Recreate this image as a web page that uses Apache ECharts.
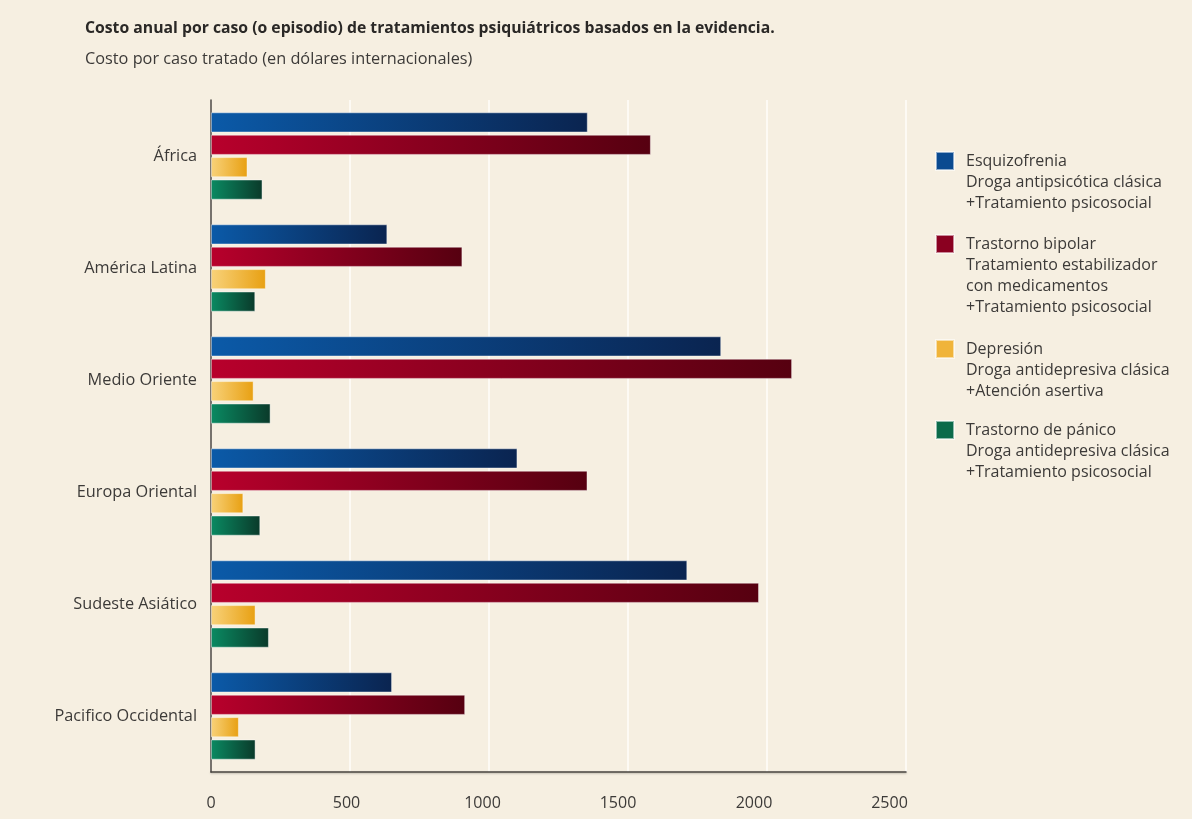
<!DOCTYPE html>
<html>
<head>
<meta charset="utf-8">
<script src="https://cdn.jsdelivr.net/npm/echarts@6/dist/echarts.min.js"></script>
<style>
  html, body { margin: 0; padding: 0; background: #f6efe1; }
  #chart { width: 1192px; height: 819px; }
</style>
</head>
<body>
<div id="chart"></div>
<script>
// Regions (top to bottom)
const regions = ['África', 'América Latina', 'Medio Oriente', 'Europa Oriental', 'Sudeste Asiático', 'Pacifico Occidental'];

// Annual cost per treated case, international dollars
const esquizofrenia   = [1355, 634, 1835, 1102, 1713, 651];
const bipolar         = [1582, 904, 2090, 1354, 1971, 914];
const depresion       = [131, 197, 153, 116, 160, 100];
const panico          = [185, 159, 214, 177, 208, 160];

const xTicks = [0, 500, 1000, 1500, 2000, 2500];

const seriesNames = [
  'Esquizofrenia\nDroga antipsicótica clásica\n+Tratamiento psicosocial',
  'Trastorno bipolar\nTratamiento estabilizador\ncon medicamentos\n+Tratamiento psicosocial',
  'Depresión\nDroga antidepresiva clásica\n+Atención asertiva',
  'Trastorno de pánico\nDroga antidepresiva clásica\n+Tratamiento psicosocial'
];

const FONT = '"Open Sans", "DejaVu Sans", sans-serif';

function grad(c0, c1) {
  return new echarts.graphic.LinearGradient(0, 0, 1, 0, [
    { offset: 0, color: c0 },
    { offset: 1, color: c1 }
  ]);
}

const palette = [
  ['#0b5aa8', '#0a2450', '#0a4a90'],
  ['#b8002c', '#560010', '#8a0020'],
  ['#f8d27a', '#e8a012', '#f0b43a'],
  ['#0a8a62', '#0a3a2a', '#0b6a4a']
];
const values = [esquizofrenia, bipolar, depresion, panico];

const series = values.map((vals, i) => ({
  name: seriesNames[i],
  type: 'bar',
  data: vals,
  barWidth: 20,
  barGap: '12%',
  color: palette[i][2],
  itemStyle: {
    color: grad(palette[i][0], palette[i][1]),
    borderColor: 'rgba(255,255,255,0.55)',
    borderWidth: 0.8
  },
  emphasis: { disabled: true }
}));

// one legend block per series; leading blank lines keep the swatch level with the first line
const LH = 21;
const legendIconTops = [152, 235, 340, 421];
const legends = seriesNames.map((name, i) => {
  const n = name.split('\n').length;
  const boxTop = 9 - (2 * n - 1) * LH / 2;
  return {
    left: 935,
    top: legendIconTops[i] + boxTop,
    padding: 0,
    orient: 'vertical',
    icon: 'rect',
    itemWidth: 18,
    itemHeight: 18,
    selectedMode: false,
    data: [{ name: name, itemStyle: { color: palette[i][2] } }],
    formatter: (s) => ' \n'.repeat(n - 1) + s,
    textStyle: {
      fontFamily: FONT,
      fontSize: 16,
      color: '#3c3a38',
      lineHeight: LH,
      padding: [0, 0, 0, 7]
    }
  };
});

// tick labels sit slightly left of their grid lines, more so toward the right
const tickRich = {};
xTicks.forEach((t, i) => {
  tickRich['t' + i] = { fontFamily: FONT, fontSize: 16, color: '#3c3a38', padding: [0, Math.round(i * 6.6), 0, 0] };
});

const chart = echarts.init(document.getElementById('chart'), null, { renderer: 'canvas' });
chart.setOption({
  backgroundColor: '#f6efe1',
  animation: false,
  title: [
    {
      text: 'Costo anual por caso (o episodio) de tratamientos psiquiátricos basados en la evidencia.',
      left: 80, top: 16,
      textStyle: { fontFamily: FONT, fontSize: 15.75, fontWeight: 'bold', color: '#2a2826' }
    },
    {
      text: 'Costo por caso tratado (en dólares internacionales)',
      left: 80, top: 46,
      textStyle: { fontFamily: FONT, fontSize: 16.3, fontWeight: 'normal', color: '#3c3a38' }
    }
  ],
  legend: legends,
  grid: { left: 211, right: 286, top: 100, bottom: 47, containLabel: false },
  xAxis: {
    type: 'value',
    min: xTicks[0],
    max: xTicks[xTicks.length - 1],
    interval: xTicks[1] - xTicks[0],
    axisLine: { show: true, lineStyle: { color: '#4a4540', width: 1.5, shadowColor: 'rgba(0,0,0,0.25)', shadowBlur: 2, shadowOffsetY: 1 } },
    axisTick: { show: false },
    splitLine: { show: true, lineStyle: { color: '#fdfaf4', width: 2 } },
    axisLabel: {
      fontFamily: FONT, fontSize: 16, color: '#3c3a38', margin: 23,
      formatter: (v) => '{t' + xTicks.indexOf(v) + '|' + v + '}',
      rich: tickRich
    }
  },
  yAxis: {
    type: 'category',
    data: regions,
    inverse: true,
    axisLine: { show: true, lineStyle: { color: '#4a4540', width: 1.5 } },
    axisTick: { show: false },
    splitLine: { show: false },
    axisLabel: { fontFamily: FONT, fontSize: 16.3, color: '#3c3a38', margin: 14 }
  },
  series: series
});
</script>
</body>
</html>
● ● ● ● ● ● ●
» **TASK TO COMPLETE**
Set down the material exactly, every line of it, except for the pictures.

» **EXERCISE RESULT**
Recreate this image as a web page that uses Apache ECharts.
<!DOCTYPE html>
<html>
<head>
<meta charset="utf-8">
<script src="https://cdn.jsdelivr.net/npm/echarts@6/dist/echarts.min.js"></script>
<style>
  html, body { margin: 0; padding: 0; background: #f6efe1; }
  #chart { width: 1192px; height: 819px; }
</style>
</head>
<body>
<div id="chart"></div>
<script>
// Regions (top to bottom)
const regions = ['África', 'América Latina', 'Medio Oriente', 'Europa Oriental', 'Sudeste Asiático', 'Pacifico Occidental'];

// Annual cost per treated case, international dollars
const esquizofrenia   = [1355, 634, 1835, 1102, 1713, 651];
const bipolar         = [1582, 904, 2090, 1354, 1971, 914];
const depresion       = [131, 197, 153, 116, 160, 100];
const panico          = [185, 159, 214, 177, 208, 160];

const xTicks = [0, 500, 1000, 1500, 2000, 2500];

const seriesNames = [
  'Esquizofrenia\nDroga antipsicótica clásica\n+Tratamiento psicosocial',
  'Trastorno bipolar\nTratamiento estabilizador\ncon medicamentos\n+Tratamiento psicosocial',
  'Depresión\nDroga antidepresiva clásica\n+Atención asertiva',
  'Trastorno de pánico\nDroga antidepresiva clásica\n+Tratamiento psicosocial'
];

const FONT = '"Open Sans", "DejaVu Sans", sans-serif';

function grad(c0, c1) {
  return new echarts.graphic.LinearGradient(0, 0, 1, 0, [
    { offset: 0, color: c0 },
    { offset: 1, color: c1 }
  ]);
}

const palette = [
  ['#0b5aa8', '#0a2450', '#0a4a90'],
  ['#b8002c', '#560010', '#8a0020'],
  ['#f8d27a', '#e8a012', '#f0b43a'],
  ['#0a8a62', '#0a3a2a', '#0b6a4a']
];
const values = [esquizofrenia, bipolar, depresion, panico];

const series = values.map((vals, i) => ({
  name: seriesNames[i],
  type: 'bar',
  data: vals,
  barWidth: 20,
  barGap: '12%',
  color: palette[i][2],
  itemStyle: {
    color: grad(palette[i][0], palette[i][1]),
    borderColor: 'rgba(255,255,255,0.55)',
    borderWidth: 0.8
  },
  emphasis: { disabled: true }
}));

// one legend block per series; leading blank lines keep the swatch level with the first line
const LH = 21;
const legendIconTops = [152, 235, 340, 421];
const legends = seriesNames.map((name, i) => {
  const n = name.split('\n').length;
  const boxTop = 9 - (2 * n - 1) * LH / 2;
  return {
    left: 935,
    top: legendIconTops[i] + boxTop,
    padding: 0,
    orient: 'vertical',
    icon: 'rect',
    itemWidth: 18,
    itemHeight: 18,
    selectedMode: false,
    data: [{ name: name, itemStyle: { color: palette[i][2] } }],
    formatter: (s) => ' \n'.repeat(n - 1) + s,
    textStyle: {
      fontFamily: FONT,
      fontSize: 16,
      color: '#3c3a38',
      lineHeight: LH,
      padding: [0, 0, 0, 7]
    }
  };
});

// tick labels sit slightly left of their grid lines, more so toward the right
const tickRich = {};
xTicks.forEach((t, i) => {
  tickRich['t' + i] = { fontFamily: FONT, fontSize: 16, color: '#3c3a38', padding: [0, Math.round(i * 6.6), 0, 0] };
});

const chart = echarts.init(document.getElementById('chart'), null, { renderer: 'canvas' });
chart.setOption({
  backgroundColor: '#f6efe1',
  animation: false,
  title: [
    {
      text: 'Costo anual por caso (o episodio) de tratamientos psiquiátricos basados en la evidencia.',
      left: 80, top: 16,
      textStyle: { fontFamily: FONT, fontSize: 15.75, fontWeight: 'bold', color: '#2a2826' }
    },
    {
      text: 'Costo por caso tratado (en dólares internacionales)',
      left: 80, top: 46,
      textStyle: { fontFamily: FONT, fontSize: 16.3, fontWeight: 'normal', color: '#3c3a38' }
    }
  ],
  legend: legends,
  grid: { left: 211, right: 286, top: 100, bottom: 47, containLabel: false },
  xAxis: {
    type: 'value',
    min: xTicks[0],
    max: xTicks[xTicks.length - 1],
    interval: xTicks[1] - xTicks[0],
    axisLine: { show: true, lineStyle: { color: '#4a4540', width: 1.5, shadowColor: 'rgba(0,0,0,0.25)', shadowBlur: 2, shadowOffsetY: 1 } },
    axisTick: { show: false },
    splitLine: { show: true, lineStyle: { color: '#fdfaf4', width: 2 } },
    axisLabel: {
      fontFamily: FONT, fontSize: 16, color: '#3c3a38', margin: 23,
      formatter: (v) => '{t' + xTicks.indexOf(v) + '|' + v + '}',
      rich: tickRich
    }
  },
  yAxis: {
    type: 'category',
    data: regions,
    inverse: true,
    axisLine: { show: true, lineStyle: { color: '#4a4540', width: 1.5 } },
    axisTick: { show: false },
    splitLine: { show: false },
    axisLabel: { fontFamily: FONT, fontSize: 16.3, color: '#3c3a38', margin: 14 }
  },
  series: series
});
</script>
</body>
</html>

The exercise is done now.